Steven Rostedt rostedt at goodmis.org
Wed Jul 17 00:51:36 UTC 2013


On Wed, 2013-07-17 at 08:32 +0800, Jeff Liu wrote:

> Another thing might deviated from the main theme, but I'd like to raise it
> here because I would like to see what's the proper way for that.
> 
> For instance, people A posted a patch set to the mailing list at first,
> people B think that there are some issues in A's implementation, and he
> happened to play around the same stuff recently, so he submitted another
> patch series.  Finally, people B made it.
> (In that period, people A kept silent, maybe because he/she was unhappy) 
> 
> This is a actual occurrence I once observed from a subsystem list(my
> apologies, I just want to talk this case rather than against somebody),
> it seems people A is a new comer(because I can not searched any past
> commits of him/her from the git log), people B is definitely a senior guy.
> 
> So that's my question, is that a proper collaboration form in kernel
> community?  Does it better if people B could give some suggestions to
> help A to improve the code, especially if those help would help A stepping
> into the kernel development -- maybe it's depend largely on one's opinion. :(

This is a completely different issue from the one in this thread, but it
is also a legitimate issue and honestly, a bigger one than perceived
insults.

Is it proper collaboration?

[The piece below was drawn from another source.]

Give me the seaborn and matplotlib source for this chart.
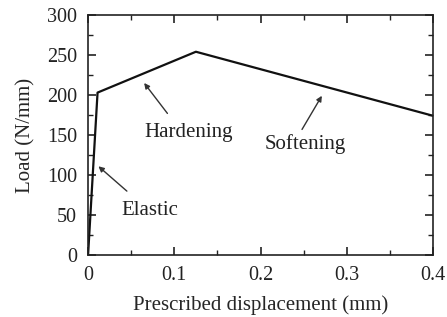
import numpy as np
import pandas as pd
import matplotlib
matplotlib.use("Agg")
import matplotlib.pyplot as plt
from matplotlib.ticker import MultipleLocator
import seaborn as sns

# load-displacement curve (piecewise linear)
displacement = [0.0, 0.011, 0.125, 0.4]
load = [0.0, 203.0, 254.0, 174.0]

# annotations: label, text position, arrow tail, arrow head
labels = ["Elastic", "Hardening", "Softening"]
text_xy = [(0.072, 56), (0.116, 153), (0.252, 139)]
tail_xy = [(0.045, 80), (0.092, 177), (0.248, 157)]
head_xy = [(0.012, 111), (0.065, 215), (0.271, 199)]


def main():
    sns.set_style("ticks")
    plt.rcParams['font.family'] = ['Liberation Serif', 'DejaVu Serif']

    df = pd.DataFrame({'disp': displacement, 'load': load})

    fig, ax = plt.subplots(figsize=(4.47, 3.17), dpi=100)
    sns.lineplot(data=df, x='disp', y='load', ax=ax, color='#111111',
                 linewidth=1.6, sort=False)

    ax.set_xlim(0, 0.4)
    ax.set_ylim(0, 300)
    ax.xaxis.set_minor_locator(MultipleLocator(0.05))
    ax.yaxis.set_major_locator(MultipleLocator(50))
    ax.yaxis.set_minor_locator(MultipleLocator(25))
    ax.set_xticks([0, 0.1, 0.2, 0.3, 0.4])
    ax.set_xticklabels(['0', '0.1', '0.2', '0.3', '0.4'])

    ax.tick_params(which='both', direction='in', top=True, right=True,
                   labelsize=14.5, colors='#222222')
    ax.tick_params(which='major', length=6, width=1.2, pad=8)
    ax.tick_params(which='minor', length=3.5, width=1.0)
    for sp in ax.spines.values():
        sp.set_linewidth(1.2)
        sp.set_color('#222222')

    ax.set_xlabel('Prescribed displacement (mm)', fontsize=15, labelpad=7)
    ax.set_ylabel('Load (N/mm)', fontsize=15, labelpad=8)

    # region labels with arrows
    for lab, txt, tail, head in zip(labels, text_xy, tail_xy, head_xy):
        ax.text(txt[0], txt[1], lab, fontsize=15, ha='center', va='center',
                color='#222222')
        ax.annotate('', xy=head, xytext=tail,
                    arrowprops=dict(arrowstyle='-|>', color='#333333',
                                    lw=1.0, mutation_scale=8,
                                    shrinkA=0, shrinkB=0))

    fig.subplots_adjust(left=0.197, right=0.969, top=0.953, bottom=0.195)
    fig.savefig('out.png', dpi=100)


if __name__ == "__main__":
    main()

Absolutely not. Something that I try to be
sensitive to as it's something I can do as well. There's been things on
my todo list, where someone would send me patches that do it. I would be
thinking "darn it, I wanted to do it" and even worse, the patches that
were sent wouldn't be of the way I wanted them. But I've tried to be
good, and instead of just going about and implementing it myself, I
would try to help the person massage the patches into what I wanted.
That takes a lot of effort and discipline, and honestly, helping someone
else do the work you wanted is much harder than just doing it yourself. 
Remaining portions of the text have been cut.